RCA began using 3-track session recorders circa 1956. So the 1954 and 1955 stereo recordings were
all or almost all 2-track and the first-generation LPs were almost all cut from first-generation
It is also my understanding that Columbia was late to stereo, but jumped right in with 3-track, so
all of their stereo LPs were cut from second-generation or later 2-track tapes.

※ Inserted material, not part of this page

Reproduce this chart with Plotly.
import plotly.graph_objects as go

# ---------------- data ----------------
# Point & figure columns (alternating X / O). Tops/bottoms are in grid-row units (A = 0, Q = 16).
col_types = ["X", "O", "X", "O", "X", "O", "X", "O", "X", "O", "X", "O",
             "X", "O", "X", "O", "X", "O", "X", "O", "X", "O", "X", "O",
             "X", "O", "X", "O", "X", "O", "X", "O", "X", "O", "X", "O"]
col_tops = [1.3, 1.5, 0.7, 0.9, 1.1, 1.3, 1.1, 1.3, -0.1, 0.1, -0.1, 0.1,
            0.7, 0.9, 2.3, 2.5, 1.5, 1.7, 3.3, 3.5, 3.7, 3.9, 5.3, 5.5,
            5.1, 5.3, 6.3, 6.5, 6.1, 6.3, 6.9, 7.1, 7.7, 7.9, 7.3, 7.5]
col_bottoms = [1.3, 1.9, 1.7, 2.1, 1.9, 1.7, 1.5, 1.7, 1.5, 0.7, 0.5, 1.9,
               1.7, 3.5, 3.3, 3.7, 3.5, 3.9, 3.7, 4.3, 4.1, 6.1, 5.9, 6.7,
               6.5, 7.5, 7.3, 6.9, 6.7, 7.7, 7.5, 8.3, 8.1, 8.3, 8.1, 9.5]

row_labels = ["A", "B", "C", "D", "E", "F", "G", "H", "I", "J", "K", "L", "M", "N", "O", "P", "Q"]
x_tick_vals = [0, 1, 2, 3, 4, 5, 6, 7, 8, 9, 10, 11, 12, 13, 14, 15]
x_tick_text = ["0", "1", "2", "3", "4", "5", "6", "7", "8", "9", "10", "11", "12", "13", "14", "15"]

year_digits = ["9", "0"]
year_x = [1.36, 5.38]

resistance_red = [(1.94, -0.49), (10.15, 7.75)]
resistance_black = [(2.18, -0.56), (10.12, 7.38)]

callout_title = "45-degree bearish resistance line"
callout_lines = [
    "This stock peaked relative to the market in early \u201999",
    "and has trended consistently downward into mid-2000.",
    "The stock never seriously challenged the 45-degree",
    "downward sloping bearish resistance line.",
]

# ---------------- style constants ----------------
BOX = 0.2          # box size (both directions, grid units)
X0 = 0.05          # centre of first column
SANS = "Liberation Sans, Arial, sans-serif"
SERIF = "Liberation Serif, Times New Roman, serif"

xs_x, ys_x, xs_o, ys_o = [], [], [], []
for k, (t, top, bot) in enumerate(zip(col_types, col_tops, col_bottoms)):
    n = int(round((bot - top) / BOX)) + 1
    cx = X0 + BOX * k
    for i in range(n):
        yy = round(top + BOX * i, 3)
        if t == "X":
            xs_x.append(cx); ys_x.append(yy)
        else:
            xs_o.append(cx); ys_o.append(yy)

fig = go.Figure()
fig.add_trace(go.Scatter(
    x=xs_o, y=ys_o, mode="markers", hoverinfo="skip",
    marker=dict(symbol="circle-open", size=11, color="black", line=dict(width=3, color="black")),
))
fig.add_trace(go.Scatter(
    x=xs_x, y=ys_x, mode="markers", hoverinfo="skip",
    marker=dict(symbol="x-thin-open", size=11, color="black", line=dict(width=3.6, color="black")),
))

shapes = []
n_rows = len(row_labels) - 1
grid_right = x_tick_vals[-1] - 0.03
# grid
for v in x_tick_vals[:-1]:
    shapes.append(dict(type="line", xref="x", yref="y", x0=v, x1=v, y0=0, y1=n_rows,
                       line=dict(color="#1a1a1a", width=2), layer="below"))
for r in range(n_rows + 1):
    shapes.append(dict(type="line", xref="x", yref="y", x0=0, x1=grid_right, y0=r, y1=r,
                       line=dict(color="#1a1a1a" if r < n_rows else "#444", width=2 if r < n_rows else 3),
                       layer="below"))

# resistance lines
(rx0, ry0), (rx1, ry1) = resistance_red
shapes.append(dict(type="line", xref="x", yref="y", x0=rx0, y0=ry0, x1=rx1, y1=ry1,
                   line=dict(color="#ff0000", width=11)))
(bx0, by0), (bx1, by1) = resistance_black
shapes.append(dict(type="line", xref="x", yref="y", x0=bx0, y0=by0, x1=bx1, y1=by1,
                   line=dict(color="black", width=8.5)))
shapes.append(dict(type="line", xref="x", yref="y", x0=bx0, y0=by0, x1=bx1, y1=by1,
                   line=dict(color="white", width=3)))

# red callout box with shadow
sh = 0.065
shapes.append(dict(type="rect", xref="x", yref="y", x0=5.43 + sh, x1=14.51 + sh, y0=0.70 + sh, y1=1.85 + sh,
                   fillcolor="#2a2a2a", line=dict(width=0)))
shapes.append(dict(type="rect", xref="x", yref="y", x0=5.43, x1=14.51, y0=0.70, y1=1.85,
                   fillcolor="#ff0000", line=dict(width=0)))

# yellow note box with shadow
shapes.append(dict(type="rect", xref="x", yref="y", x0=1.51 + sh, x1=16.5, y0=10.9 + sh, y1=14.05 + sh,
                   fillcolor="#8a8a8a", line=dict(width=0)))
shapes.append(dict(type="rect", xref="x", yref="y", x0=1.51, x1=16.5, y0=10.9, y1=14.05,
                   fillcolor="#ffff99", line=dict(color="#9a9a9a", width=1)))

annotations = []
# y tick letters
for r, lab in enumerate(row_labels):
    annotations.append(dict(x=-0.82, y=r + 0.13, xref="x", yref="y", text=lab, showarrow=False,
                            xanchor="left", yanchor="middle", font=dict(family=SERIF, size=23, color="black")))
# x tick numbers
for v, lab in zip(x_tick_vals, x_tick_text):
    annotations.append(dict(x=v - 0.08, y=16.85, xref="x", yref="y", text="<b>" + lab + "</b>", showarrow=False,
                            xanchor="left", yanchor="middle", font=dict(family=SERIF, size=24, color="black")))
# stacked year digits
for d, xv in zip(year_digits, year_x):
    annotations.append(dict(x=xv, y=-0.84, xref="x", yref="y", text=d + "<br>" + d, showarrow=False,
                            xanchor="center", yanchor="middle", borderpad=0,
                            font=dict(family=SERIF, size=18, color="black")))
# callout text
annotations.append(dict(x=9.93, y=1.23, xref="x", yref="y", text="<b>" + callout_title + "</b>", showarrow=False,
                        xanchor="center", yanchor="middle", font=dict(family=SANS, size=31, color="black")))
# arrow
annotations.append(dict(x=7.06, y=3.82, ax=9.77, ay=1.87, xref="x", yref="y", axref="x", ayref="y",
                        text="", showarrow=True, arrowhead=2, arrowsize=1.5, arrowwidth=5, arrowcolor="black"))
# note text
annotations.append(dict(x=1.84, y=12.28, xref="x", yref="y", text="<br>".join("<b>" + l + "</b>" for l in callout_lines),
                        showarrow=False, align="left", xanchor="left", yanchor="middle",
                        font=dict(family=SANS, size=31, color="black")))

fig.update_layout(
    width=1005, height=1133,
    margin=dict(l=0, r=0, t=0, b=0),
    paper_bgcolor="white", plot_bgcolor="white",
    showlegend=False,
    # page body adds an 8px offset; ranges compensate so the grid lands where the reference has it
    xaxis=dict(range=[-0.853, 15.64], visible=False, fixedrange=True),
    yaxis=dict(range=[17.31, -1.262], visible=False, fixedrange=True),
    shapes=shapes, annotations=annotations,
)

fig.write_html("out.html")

Back in the day, people either couldn't hear the sound degradation from each generation of tape
dubbing, or refused to acknowledge it, or felt it was minimal and harmless compared to disk-to-disk
or disk-to-tape dubbing they had probably done earlier in their careers.
-- Tom Fine
----- Original Message -----
From: "Carl Pultz" <[log in to unmask]>
To: <[log in to unmask]>
Sent: Wednesday, March 26, 2014 5:48 AM
Subject: Re: [ARSCLIST] Fwd: [ARSCLIST] "Why Vinyl Is the Only Worthwhile Way to Own Music"
> OMG. The horror is finally revealed. Did this also apply to the .5
> "audiophile" LP series? They sounded lousy to me.
> -----Original Message-----
> From: Association for Recorded Sound Discussion List
> [mailto:[log in to unmask]] On Behalf Of Jon Samuels
> Sent: Tuesday, March 25, 2014 11:41 AM
> To: [log in to unmask]
> Subject: Re: [ARSCLIST] Fwd: [ARSCLIST] "Why Vinyl Is the Only Worthwhile
> Way to Own Music"
> Early CD transfers had another problem. At RCA (and, from what I
> understand, to differeing degrees at other record companies), edited reels
> from the recording sessions were never used in the early CD days. The main
> reason had to do with bookkeeping (and Jack Pfeiffer's belief that no one
> could hear the difference, and therefore was not worth the trouble to track
> down, find and physically restore the edited masters). From it's earliest
> LP days, RCA maintained a system where every LP side (and later every CD)
> had to have its' own tape. That meant that if an LP was re-issued with a
> different number, the later LP master would at best be a first-generation
> dub of the previous LP. Unfortunately, they took this a couple of steps
> further. Three-track (and higher) masters were always mixed down to 2-track
> for the LP. (One of the reasons this was done was to deliberately reduce
> the dynamic range in the LP master before the cutting stage.) Each new
> re-issue's tape master was a dub of the most recently released LP tape
> master, not the original one. They continued this practice with early CDs.
> Also, in later LP years, they often dubbed early 30 ips tape masters to 15
> ips, and used those for later LPs with the same issue numbers. The
> consequences of these factors was that early CD masters were sometimes as
> much as seven or eight generations down from the original session tapes.
> (It also explains why collectors often prefer earlier LP issues.)
> The first RCA CDs that used the edited session tapes (called workparts in
> RCA parlance) rather than dubs as their source material were the Artur (now
> Arthur) Rubinstein CD series released in 1984, which was produced on CD by
> Max Wilcox. That didn't become pretty much standard practice around RCA/BMG
> until around 1988/9 (and even then, not in every instance).
> This doesn't even allow for the improvement in the quality of digital gear
> over the past thirty years (a subject written about here many times).